→ Available records:
::::
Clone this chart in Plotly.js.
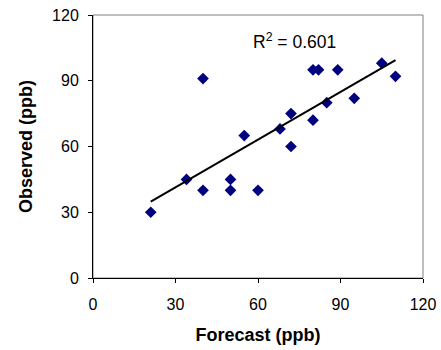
::::
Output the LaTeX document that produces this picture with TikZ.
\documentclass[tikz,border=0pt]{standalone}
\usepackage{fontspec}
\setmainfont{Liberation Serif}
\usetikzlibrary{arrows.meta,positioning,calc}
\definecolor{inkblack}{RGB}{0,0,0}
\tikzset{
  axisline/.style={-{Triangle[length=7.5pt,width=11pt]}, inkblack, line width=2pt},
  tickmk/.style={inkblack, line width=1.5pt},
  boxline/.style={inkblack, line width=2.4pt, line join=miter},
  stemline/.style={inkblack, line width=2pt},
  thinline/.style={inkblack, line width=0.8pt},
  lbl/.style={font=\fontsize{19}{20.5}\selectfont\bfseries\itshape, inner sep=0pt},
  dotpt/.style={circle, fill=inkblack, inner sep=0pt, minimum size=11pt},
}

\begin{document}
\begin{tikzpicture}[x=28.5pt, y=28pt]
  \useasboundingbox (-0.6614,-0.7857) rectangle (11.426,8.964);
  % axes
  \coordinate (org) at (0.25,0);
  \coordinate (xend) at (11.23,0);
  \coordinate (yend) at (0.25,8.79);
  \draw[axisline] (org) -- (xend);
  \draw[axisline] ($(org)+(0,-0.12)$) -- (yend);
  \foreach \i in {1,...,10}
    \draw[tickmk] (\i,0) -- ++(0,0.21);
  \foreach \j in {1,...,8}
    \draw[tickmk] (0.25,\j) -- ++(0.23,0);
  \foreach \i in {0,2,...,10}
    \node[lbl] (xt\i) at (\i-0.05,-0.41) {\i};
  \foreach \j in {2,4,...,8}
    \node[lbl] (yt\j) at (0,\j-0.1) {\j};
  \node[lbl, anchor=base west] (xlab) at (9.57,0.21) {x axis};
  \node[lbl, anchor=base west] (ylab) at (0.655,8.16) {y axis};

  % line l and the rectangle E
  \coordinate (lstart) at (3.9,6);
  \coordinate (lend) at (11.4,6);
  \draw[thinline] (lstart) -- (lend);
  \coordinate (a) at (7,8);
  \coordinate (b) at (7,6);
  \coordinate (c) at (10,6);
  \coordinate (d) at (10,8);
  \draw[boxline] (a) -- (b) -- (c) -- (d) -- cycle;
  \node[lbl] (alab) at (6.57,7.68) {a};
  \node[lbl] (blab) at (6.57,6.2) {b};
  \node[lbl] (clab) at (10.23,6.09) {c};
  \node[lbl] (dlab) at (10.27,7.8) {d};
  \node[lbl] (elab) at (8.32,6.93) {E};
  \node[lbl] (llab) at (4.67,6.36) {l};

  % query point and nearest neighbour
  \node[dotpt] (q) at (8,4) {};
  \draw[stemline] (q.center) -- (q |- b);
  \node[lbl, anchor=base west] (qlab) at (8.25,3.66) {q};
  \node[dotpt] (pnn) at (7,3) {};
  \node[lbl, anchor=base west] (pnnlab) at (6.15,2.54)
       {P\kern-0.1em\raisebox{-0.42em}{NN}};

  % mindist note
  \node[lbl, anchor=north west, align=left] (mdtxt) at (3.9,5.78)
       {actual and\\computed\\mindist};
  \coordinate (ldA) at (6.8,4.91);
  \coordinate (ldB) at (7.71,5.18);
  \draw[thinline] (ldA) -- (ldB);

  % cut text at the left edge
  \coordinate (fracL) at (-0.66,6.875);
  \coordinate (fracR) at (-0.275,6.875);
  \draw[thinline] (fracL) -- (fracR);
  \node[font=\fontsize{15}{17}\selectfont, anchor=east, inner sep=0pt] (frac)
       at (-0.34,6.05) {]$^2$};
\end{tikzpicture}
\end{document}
::::
→ Written problem:
Output exactly one stretch of the listing: from the line containing "Output the LaTeX" through the line containing "(llab) at (4.67,6.36)", both end lines included.

→ Task output:
Output the LaTeX document that produces this picture with TikZ.
\documentclass[tikz,border=0pt]{standalone}
\usepackage{fontspec}
\setmainfont{Liberation Serif}
\usetikzlibrary{arrows.meta,positioning,calc}
\definecolor{inkblack}{RGB}{0,0,0}
\tikzset{
  axisline/.style={-{Triangle[length=7.5pt,width=11pt]}, inkblack, line width=2pt},
  tickmk/.style={inkblack, line width=1.5pt},
  boxline/.style={inkblack, line width=2.4pt, line join=miter},
  stemline/.style={inkblack, line width=2pt},
  thinline/.style={inkblack, line width=0.8pt},
  lbl/.style={font=\fontsize{19}{20.5}\selectfont\bfseries\itshape, inner sep=0pt},
  dotpt/.style={circle, fill=inkblack, inner sep=0pt, minimum size=11pt},
}

\begin{document}
\begin{tikzpicture}[x=28.5pt, y=28pt]
  \useasboundingbox (-0.6614,-0.7857) rectangle (11.426,8.964);
  % axes
  \coordinate (org) at (0.25,0);
  \coordinate (xend) at (11.23,0);
  \coordinate (yend) at (0.25,8.79);
  \draw[axisline] (org) -- (xend);
  \draw[axisline] ($(org)+(0,-0.12)$) -- (yend);
  \foreach \i in {1,...,10}
    \draw[tickmk] (\i,0) -- ++(0,0.21);
  \foreach \j in {1,...,8}
    \draw[tickmk] (0.25,\j) -- ++(0.23,0);
  \foreach \i in {0,2,...,10}
    \node[lbl] (xt\i) at (\i-0.05,-0.41) {\i};
  \foreach \j in {2,4,...,8}
    \node[lbl] (yt\j) at (0,\j-0.1) {\j};
  \node[lbl, anchor=base west] (xlab) at (9.57,0.21) {x axis};
  \node[lbl, anchor=base west] (ylab) at (0.655,8.16) {y axis};

  % line l and the rectangle E
  \coordinate (lstart) at (3.9,6);
  \coordinate (lend) at (11.4,6);
  \draw[thinline] (lstart) -- (lend);
  \coordinate (a) at (7,8);
  \coordinate (b) at (7,6);
  \coordinate (c) at (10,6);
  \coordinate (d) at (10,8);
  \draw[boxline] (a) -- (b) -- (c) -- (d) -- cycle;
  \node[lbl] (alab) at (6.57,7.68) {a};
  \node[lbl] (blab) at (6.57,6.2) {b};
  \node[lbl] (clab) at (10.23,6.09) {c};
  \node[lbl] (dlab) at (10.27,7.8) {d};
  \node[lbl] (elab) at (8.32,6.93) {E};
  \node[lbl] (llab) at (4.67,6.36) {l};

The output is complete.